At 69, her vocals revealed a regal glow, assimilating, as they have throughout her career, a balance of blues, soul and rock ‘n’ smarts. Similarly, her guitar work – a gorgeous, slide-savvy tone that ignited the set-opening “Unintended Consequence of Love” – would serve as rocket fuel throughout the concert.

The sheer scope of what Raitt packed into her hour-long performance was, frankly, astounding. It ran from a slow, swampy revamping of the INXS hit “Need You Tonight” and a solo acoustic blues reading of Skip James’ “Devil Got My Woman” to a cool but decidedly torchy take on her own 1991 hit “I Can’t Make You Love Me.”

But the showstopper was clearly “Angel from Montgomery,” the John Prine classic Raitt is largely responsible for introducing to the world (she recorded it in 1974, three years after Prine, but before many audiences were familiar with the song.) She gave it a solemn but emotive delivery draped with a kind of tasteful world-weariness that yielded a sense of scholarly humanity.

There was also an obvious level of camaraderie between Raitt and Taylor at the show. Taylor began the evening with an extended and heartfelt introduction of Raitt that nicely set the pace for the program’s overall charm that carried over into segments when the two artists sat in on each other’s sets at their conclusions – Taylor during Raitt’s career re-defining take on John Hiatt’s “Thing Called Love” and Raitt as a co-pilot for Taylor’s encore segment that blasted off with a jovial reading of “Johnny B. Goode.”

Again, don’t get the idea that Raitt’s triumph demeaned Taylor’s showing.
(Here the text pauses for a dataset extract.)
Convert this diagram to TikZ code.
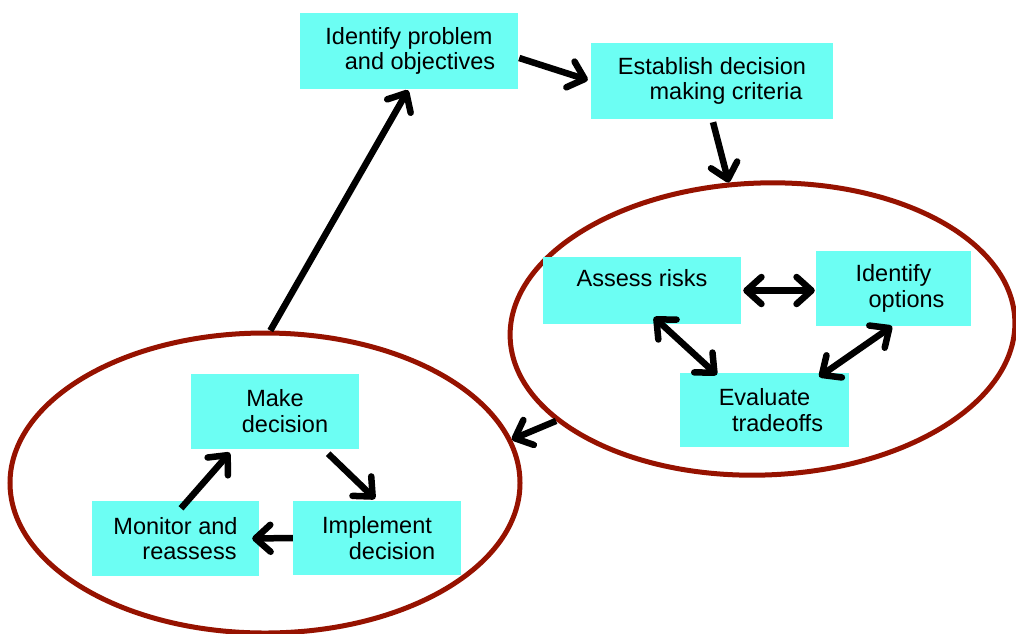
\documentclass[tikz,border=0pt]{standalone}
\usepackage{fontspec}
\setmainfont{Liberation Sans}
\usetikzlibrary{arrows.meta,shapes.geometric}
\definecolor{boxc}{HTML}{6CFEF3}
\definecolor{ellc}{HTML}{961200}
\begin{document}
\begin{tikzpicture}[x=1pt,y=-1pt,
  box/.style={fill=boxc, draw=none, inner sep=0pt, align=center,
    font=\fontsize{23.5}{25.5}\selectfont},
  ell/.style={draw=ellc, line width=5pt, ellipse, inner sep=0pt},
  tipb/.tip={Straight Barb[length=15pt,width=27pt,round]},
  arr/.style={line width=6.5pt, -tipb},
  darr/.style={line width=6.5pt, tipb-tipb}]
\useasboundingbox (0,0) rectangle (1016,633);
% ellipses
\node[ell, minimum width=505pt, minimum height=292pt, rotate=2] (rell) at (762.5,329) {};
\node[ell, minimum width=510pt, minimum height=300pt] (lell) at (265,483) {};
% boxes
\node[box, minimum width=218pt, minimum height=76pt] (idp) at (409,51) {Identify problem\\ \hspace*{22pt}and objectives};
\node[box, minimum width=242pt, minimum height=76pt] (edc) at (712,81) {Establish decision\\ \hspace*{28pt}making criteria};
\node[box, minimum width=198pt, minimum height=67pt] (ar) at (642,290.5) {Assess risks\\ \mbox{}};
\node[box, minimum width=155pt, minimum height=75pt] (io) at (893.5,288.5) {Identify\\ \hspace*{26pt}options};
\node[box, minimum width=169pt, minimum height=74pt] (evt) at (764.5,410) {Evaluate\\ \hspace*{26pt}tradeoffs};
\node[box, minimum width=168pt, minimum height=75pt] (md) at (275,411) {Make\\ \hspace*{20pt}decision};
\node[box, minimum width=167pt, minimum height=75pt] (mon) at (175.5,538.5) {Monitor and\\ \hspace*{28pt}reassess};
\node[box, minimum width=168pt, minimum height=74pt] (imp) at (377,538) {Implement\\ \hspace*{30pt}decision};
% connectors
\draw[arr] ([shift={(1,7)}]idp.east) -- ([shift={(-3,-1)}]edc.west);
\draw[arr] ([shift={(1,3)}]edc.south) -- (rell.101);
\draw[arr] (lell.88) -- ([shift={(-1,1)}]idp.south);
\draw[arr] (rell.202) -- (lell.10);
\draw[darr] ([xshift=2pt]ar.east) -- ([xshift=-1pt]io.west |- ar.east);
\draw[darr] ([shift={(12,-7)}]ar.south) -- ([shift={(37,2)}]evt.north west);
\draw[darr] ([shift={(-1.5,0)}]io.south) -- ([shift={(-30,4)}]evt.north east);
\draw[arr] ([shift={(-31,5)}]md.south east) -- ([shift={(-2,-2)}]imp.north);
\draw[arr] ([shift={(5.5,7.5)}]mon.north) -- ([shift={(39,4)}]md.south west);
\draw[arr] (imp.west) -- ([xshift=-7pt]mon.east);
\end{tikzpicture}
\end{document}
His set offered a few nice setlist surprises early on – namely, 1970’s “Sunny Skies,” the autumnal title tune to 1974’s overlooked “Walking Man” album and the fatherly snapshot “First of May” (one of the only tunes in the set to venture beyond the ‘70s.)

But it was with two very familiar 1970 works, played back-to-back late in the show, that the emotive extremes of Taylor’s writing came into view.

The first, “Sweet Baby James,” remained a quiet anthem of child-like expression, a cowboy lullaby that unfolded with still-vital innocence. After that came “Fire and Rain,” Taylor’s career-making single – a curiosity, given how the song is a eulogy full of blunt sadness that the singer communicated at Rupp with conversational reserve. In the end, that just made the musical impact all the more devastating.